Give the listing again exactly, omitting its images.

*** DATASET EXCERPT

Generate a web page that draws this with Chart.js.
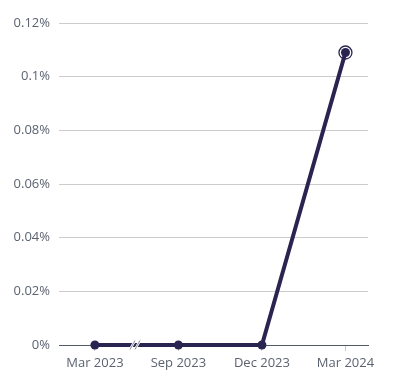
<!DOCTYPE html>
<html><head><meta charset="utf-8">
<script src="https://cdn.jsdelivr.net/npm/chart.js@4"></script>
<style>html,body{margin:0;padding:0;background:#fff}#wrap{width:397px;height:384px}</style>
</head><body><div id="wrap"><canvas id="c" width="397" height="384"></canvas></div>
<script>
const categories = ["Mar 2023", "Sep 2023", "Dec 2023", "Mar 2024"];
const values = [0, 0, 0, 0.109];
const yTicks = [0, 0.02, 0.04, 0.06, 0.08, 0.1, 0.12];
const lineColor = '#2a2550';

const extras = {
  id: 'extras',
  afterDatasetsDraw(chart) {
    const ctx = chart.ctx;
    const meta = chart.getDatasetMeta(0);
    const last = meta.data[meta.data.length - 1];
    ctx.save();
    ctx.beginPath();
    ctx.arc(last.x, last.y, 6.5, 0, Math.PI * 2);
    ctx.strokeStyle = lineColor;
    ctx.lineWidth = 1.3;
    ctx.stroke();
    // break marker
    const xs = chart.scales.x;
    const bx = xs.getPixelForValue(0.48);
    const by = chart.scales.y.getPixelForValue(0);
    for (const pass of [['#ffffff', 2.5], ['#8a8f98', 1]]) {
      ctx.strokeStyle = pass[0];
      ctx.lineWidth = pass[1];
      for (const dx of [-2.5, 2.5]) {
        ctx.beginPath();
        ctx.moveTo(bx + dx - 2.5, by + 4.5);
        ctx.lineTo(bx + dx + 2.5, by - 4.5);
        ctx.stroke();
      }
    }
    ctx.restore();
  }
};

new Chart(document.getElementById('c'), {
  type: 'line',
  data: {
    datasets: [{
      data: values.map((v, i) => ({x: i, y: v})),
      borderColor: lineColor,
      backgroundColor: lineColor,
      borderWidth: 4,
      pointRadius: 4.5,
      pointBorderWidth: 0,
      pointBackgroundColor: lineColor,
      tension: 0,
      clip: false
    }]
  },
  options: {
    responsive: false,
    animation: false,
    layout: { padding: { top: 23, right: 29, left: 0, bottom: 0 } },
    plugins: { legend: { display: false }, tooltip: { enabled: false } },
    scales: {
      x: {
        type: 'linear',
        min: -0.43,
        max: 3.27,
        afterBuildTicks(s) { s.ticks = categories.map((c, i) => ({ value: i })); },
        ticks: {
          callback: (v) => categories[v],
          color: '#5b6370',
          font: { family: 'Open Sans', size: 13 },
          padding: 4,
          autoSkip: false,
          maxRotation: 0
        },
        grid: { display: true, drawOnChartArea: false, drawTicks: true, tickLength: 6, color: '#c8c8c8' },
        border: { display: true, color: '#555b66', width: 1 },
        afterFit(s) { s.height = 39; }
      },
      y: {
        min: 0,
        max: 0.12,
        afterBuildTicks(s) { s.ticks = yTicks.map(v => ({ value: v })); },
        ticks: {
          callback: (v) => (Math.round(v * 100) / 100) + '%',
          color: '#5b6370',
          font: { family: 'Open Sans', size: 13 },
          padding: 9
        },
        grid: { color: '#cccccc', drawTicks: false, lineWidth: 1 },
        border: { display: false },
        afterFit(s) { s.width = 59; }
      }
    }
  },
  plugins: [extras]
});
</script></body></html>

******

FINISHED EXERCISE
Generate a web page that draws this with Chart.js.
<!DOCTYPE html>
<html><head><meta charset="utf-8">
<script src="https://cdn.jsdelivr.net/npm/chart.js@4"></script>
<style>html,body{margin:0;padding:0;background:#fff}#wrap{width:397px;height:384px}</style>
</head><body><div id="wrap"><canvas id="c" width="397" height="384"></canvas></div>
<script>
const categories = ["Mar 2023", "Sep 2023", "Dec 2023", "Mar 2024"];
const values = [0, 0, 0, 0.109];
const yTicks = [0, 0.02, 0.04, 0.06, 0.08, 0.1, 0.12];
const lineColor = '#2a2550';

const extras = {
  id: 'extras',
  afterDatasetsDraw(chart) {
    const ctx = chart.ctx;
    const meta = chart.getDatasetMeta(0);
    const last = meta.data[meta.data.length - 1];
    ctx.save();
    ctx.beginPath();
    ctx.arc(last.x, last.y, 6.5, 0, Math.PI * 2);
    ctx.strokeStyle = lineColor;
    ctx.lineWidth = 1.3;
    ctx.stroke();
    // break marker
    const xs = chart.scales.x;
    const bx = xs.getPixelForValue(0.48);
    const by = chart.scales.y.getPixelForValue(0);
    for (const pass of [['#ffffff', 2.5], ['#8a8f98', 1]]) {
      ctx.strokeStyle = pass[0];
      ctx.lineWidth = pass[1];
      for (const dx of [-2.5, 2.5]) {
        ctx.beginPath();
        ctx.moveTo(bx + dx - 2.5, by + 4.5);
        ctx.lineTo(bx + dx + 2.5, by - 4.5);
        ctx.stroke();
      }
    }
    ctx.restore();
  }
};

new Chart(document.getElementById('c'), {
  type: 'line',
  data: {
    datasets: [{
      data: values.map((v, i) => ({x: i, y: v})),
      borderColor: lineColor,
      backgroundColor: lineColor,
      borderWidth: 4,
      pointRadius: 4.5,
      pointBorderWidth: 0,
      pointBackgroundColor: lineColor,
      tension: 0,
      clip: false
    }]
  },
  options: {
    responsive: false,
    animation: false,
    layout: { padding: { top: 23, right: 29, left: 0, bottom: 0 } },
    plugins: { legend: { display: false }, tooltip: { enabled: false } },
    scales: {
      x: {
        type: 'linear',
        min: -0.43,
        max: 3.27,
        afterBuildTicks(s) { s.ticks = categories.map((c, i) => ({ value: i })); },
        ticks: {
          callback: (v) => categories[v],
          color: '#5b6370',
          font: { family: 'Open Sans', size: 13 },
          padding: 4,
          autoSkip: false,
          maxRotation: 0
        },
        grid: { display: true, drawOnChartArea: false, drawTicks: true, tickLength: 6, color: '#c8c8c8' },
        border: { display: true, color: '#555b66', width: 1 },
        afterFit(s) { s.height = 39; }
      },
      y: {
        min: 0,
        max: 0.12,
        afterBuildTicks(s) { s.ticks = yTicks.map(v => ({ value: v })); },
        ticks: {
          callback: (v) => (Math.round(v * 100) / 100) + '%',
          color: '#5b6370',
          font: { family: 'Open Sans', size: 13 },
          padding: 9
        },
        grid: { color: '#cccccc', drawTicks: false, lineWidth: 1 },
        border: { display: false },
        afterFit(s) { s.width = 59; }
      }
    }
  },
  plugins: [extras]
});
</script></body></html>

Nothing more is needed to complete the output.